▶ **SET PROBLEM**
Reproduce the first line and every line after it, exactly, through the one containing "ax.plot(x_834, y_834, color='#9BBB59', lw=1.7, label='834°C')". Leave out the rest.

..........

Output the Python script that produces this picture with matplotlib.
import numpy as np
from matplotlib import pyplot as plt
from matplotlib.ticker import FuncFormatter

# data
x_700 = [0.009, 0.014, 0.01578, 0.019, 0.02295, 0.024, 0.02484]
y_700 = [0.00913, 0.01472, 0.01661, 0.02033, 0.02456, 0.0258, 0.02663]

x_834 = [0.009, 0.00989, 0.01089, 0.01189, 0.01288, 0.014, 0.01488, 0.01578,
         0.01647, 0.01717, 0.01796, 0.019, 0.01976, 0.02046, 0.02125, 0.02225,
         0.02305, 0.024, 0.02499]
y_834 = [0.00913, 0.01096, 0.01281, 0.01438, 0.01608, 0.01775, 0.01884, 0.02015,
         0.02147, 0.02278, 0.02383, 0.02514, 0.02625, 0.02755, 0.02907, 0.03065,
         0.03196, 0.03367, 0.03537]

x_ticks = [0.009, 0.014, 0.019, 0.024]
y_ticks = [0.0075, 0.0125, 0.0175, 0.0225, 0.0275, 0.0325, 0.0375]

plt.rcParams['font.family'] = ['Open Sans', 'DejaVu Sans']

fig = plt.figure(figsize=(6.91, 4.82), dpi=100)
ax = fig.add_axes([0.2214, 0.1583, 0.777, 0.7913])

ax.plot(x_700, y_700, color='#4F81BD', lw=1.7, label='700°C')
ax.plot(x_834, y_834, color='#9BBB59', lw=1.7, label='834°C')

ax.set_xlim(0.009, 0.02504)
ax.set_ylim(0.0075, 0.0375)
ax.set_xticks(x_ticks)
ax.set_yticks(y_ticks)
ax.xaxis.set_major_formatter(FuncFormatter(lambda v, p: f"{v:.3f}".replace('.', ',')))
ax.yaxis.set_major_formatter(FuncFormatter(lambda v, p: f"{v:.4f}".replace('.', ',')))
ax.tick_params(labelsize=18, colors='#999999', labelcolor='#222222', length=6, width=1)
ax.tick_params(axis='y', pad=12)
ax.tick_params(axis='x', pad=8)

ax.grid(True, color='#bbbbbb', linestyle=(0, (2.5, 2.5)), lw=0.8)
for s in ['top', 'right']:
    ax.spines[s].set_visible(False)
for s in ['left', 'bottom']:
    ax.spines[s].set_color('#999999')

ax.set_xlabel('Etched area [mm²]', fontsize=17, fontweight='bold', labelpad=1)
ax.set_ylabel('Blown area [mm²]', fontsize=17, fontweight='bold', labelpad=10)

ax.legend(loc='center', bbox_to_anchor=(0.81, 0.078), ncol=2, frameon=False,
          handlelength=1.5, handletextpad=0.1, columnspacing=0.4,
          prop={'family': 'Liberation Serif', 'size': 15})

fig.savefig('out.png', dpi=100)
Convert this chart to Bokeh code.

..........

▶ **EXERCISE RESULT**
Output the Python script that produces this picture with matplotlib.
import numpy as np
from matplotlib import pyplot as plt
from matplotlib.ticker import FuncFormatter

# data
x_700 = [0.009, 0.014, 0.01578, 0.019, 0.02295, 0.024, 0.02484]
y_700 = [0.00913, 0.01472, 0.01661, 0.02033, 0.02456, 0.0258, 0.02663]

x_834 = [0.009, 0.00989, 0.01089, 0.01189, 0.01288, 0.014, 0.01488, 0.01578,
         0.01647, 0.01717, 0.01796, 0.019, 0.01976, 0.02046, 0.02125, 0.02225,
         0.02305, 0.024, 0.02499]
y_834 = [0.00913, 0.01096, 0.01281, 0.01438, 0.01608, 0.01775, 0.01884, 0.02015,
         0.02147, 0.02278, 0.02383, 0.02514, 0.02625, 0.02755, 0.02907, 0.03065,
         0.03196, 0.03367, 0.03537]

x_ticks = [0.009, 0.014, 0.019, 0.024]
y_ticks = [0.0075, 0.0125, 0.0175, 0.0225, 0.0275, 0.0325, 0.0375]

plt.rcParams['font.family'] = ['Open Sans', 'DejaVu Sans']

fig = plt.figure(figsize=(6.91, 4.82), dpi=100)
ax = fig.add_axes([0.2214, 0.1583, 0.777, 0.7913])

ax.plot(x_700, y_700, color='#4F81BD', lw=1.7, label='700°C')
ax.plot(x_834, y_834, color='#9BBB59', lw=1.7, label='834°C')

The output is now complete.